Natalia Parodi: "Entenderás a tu madre cuando tengas hijos"
Natalia Parodi: "Entenderás a tu madre cuando tengas hijos"
Redacción EC

Despertarme cada dos horas para darle de lactar. Cambiarle de pañal. Arrullarla. Murmurar suavemente canciones de cuna o inventarme algún rum rum que la adormezca. Susurrarle palabras de amor. Acostarla. Revisar su respiración. Dormir un ratito pero no mucho – siempre hay que despertar de nuevo y pronto– luego pasear y cargarla hasta que se entregue al sueño. Todo para darle tranquilidad. Así transcurren mis noches de madre primeriza.

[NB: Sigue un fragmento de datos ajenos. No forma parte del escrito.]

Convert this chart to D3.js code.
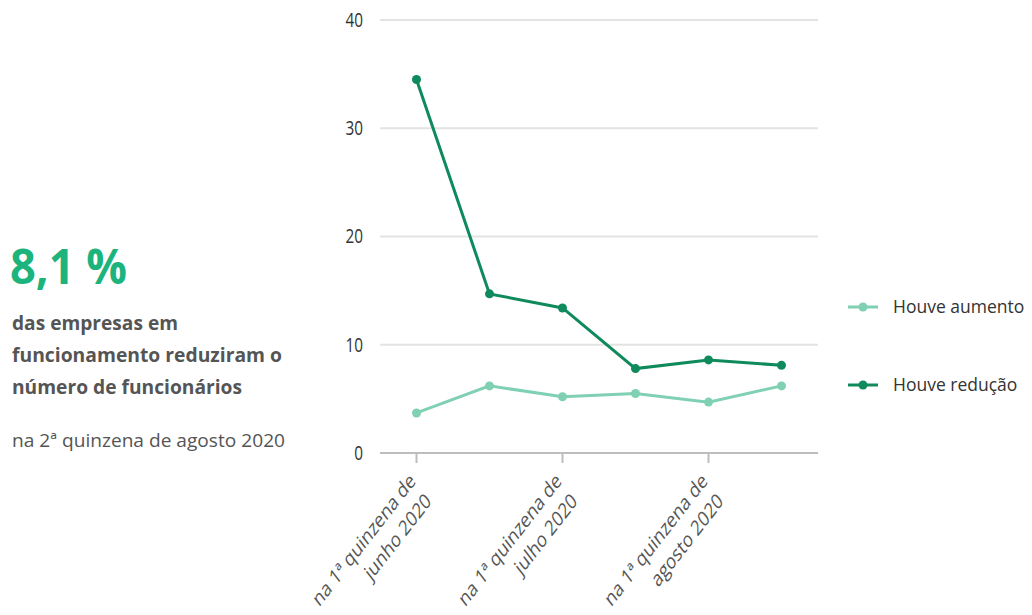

El día comienza muy temprano (aunque en realidad pareciera que es la noche que continúa, solo que con luz solar y ojeras). A menudo mi hija se despierta a las cinco de la mañana. Otras veces lo hace a las seis. Rara vez a las siete. Abre sus ojos curiosos y no da tregua hasta las ocho o nueve, cuando comienza una serie de pequeñas siestas que duran todo el día. Sus siestas son suficientemente largas para que ella descanse pero muy cortas como para que yo duerma. No importa: su olorcito y sus ruiditos deliciosos hacen que todo valga la pena. Hasta que vuelve a ser la hora otra vez de alimentar, pasear, sacar el chanchito. Nuevo cambio de pañal. Lactar. Jugar. Todo de nuevo hasta la noche.

Más de una vez al día, la siesta no ocurre en su cuna sino sobre mi pecho. Yo la sostengo feliz sin importarme que se ‘acostumbre a los brazos’. Nada de malo hay en necesitar a su mamá y yo a ella. Llora poco. Es una bebe feliz. A lo largo del día observo, descubro y aprendo el lenguaje de sus sonidos, sus gestos, sus movimientos, sus llantos. Cada semana alguna novedad me sorprende y alegra. Un día típico en la vida de algunas mamás, supongo.

Pero vivirlo me hace entenderlo desde la entraña. «Te pueden contar a qué sabe el chocolate, pero no lo entenderás hasta que lo pruebes», era una frase que solía usar para referirme al aprendizaje teórico a diferencia de la experiencia. ¡Cuán cierto es! Cuánto recuerdo ahora aquellas escenas de mi yo adolescente: «Mamá, que mis amigos no te vean». «¿Por qué hablas tan fuerte?». «¿Por qué no me das permiso?». Tantas de las cosas que le decía a mi mamá eran críticas y quejas que no lograban –ni procuraban un ápice de empatía con ella.

No es fácil ponerse en el lugar de la madre. Para mí tampoco lo fue, hasta que tener una hija me hizo verla con otros ojos. Revisar quién es ella para mí. Fantasear con la chica que fue cuando recién me tuvo. De pronto me conmueve, me enternece y me nace el deseo intenso de decirle «¡Eres lo máximo! ¡Cuánto has hecho y no tenía ni la menor idea! ¡Gracias, gracias, gracias! Te quiero».

Ver la ternura con la que mi mamá mira y atiende a mi hija me devuelve la hermosa imagen de ella cuidándome a mí. Canta, baila, inventa sonidos y pasitos buscando conectarse con su nieta. Nuestras discrepancias y roces adolescentes pasan al olvido. Y veo lo que antes no veía: las horas dedicadas, los sentidos puestos en mí, la mente dispuesta a dar lo mejor. La falta de descanso, el disfrute de estar juntas, el empeño de hacerme feliz.

Hemos cerrado un círculo. Me convertí en madre. Ella en abuela. Mi abuela en bisabuela. Mi abuela cuidaba a su madre y también ayudaba conmigo cuando fui pequeña. Ahora mi madre me ayuda con mi hija y cuida a mi abuela. Nos vamos dando la posta. Y de pronto lo entiendo. No es una obligación. Es la oportunidad de devolver tanto cariño y entrega. Gracias, mamá.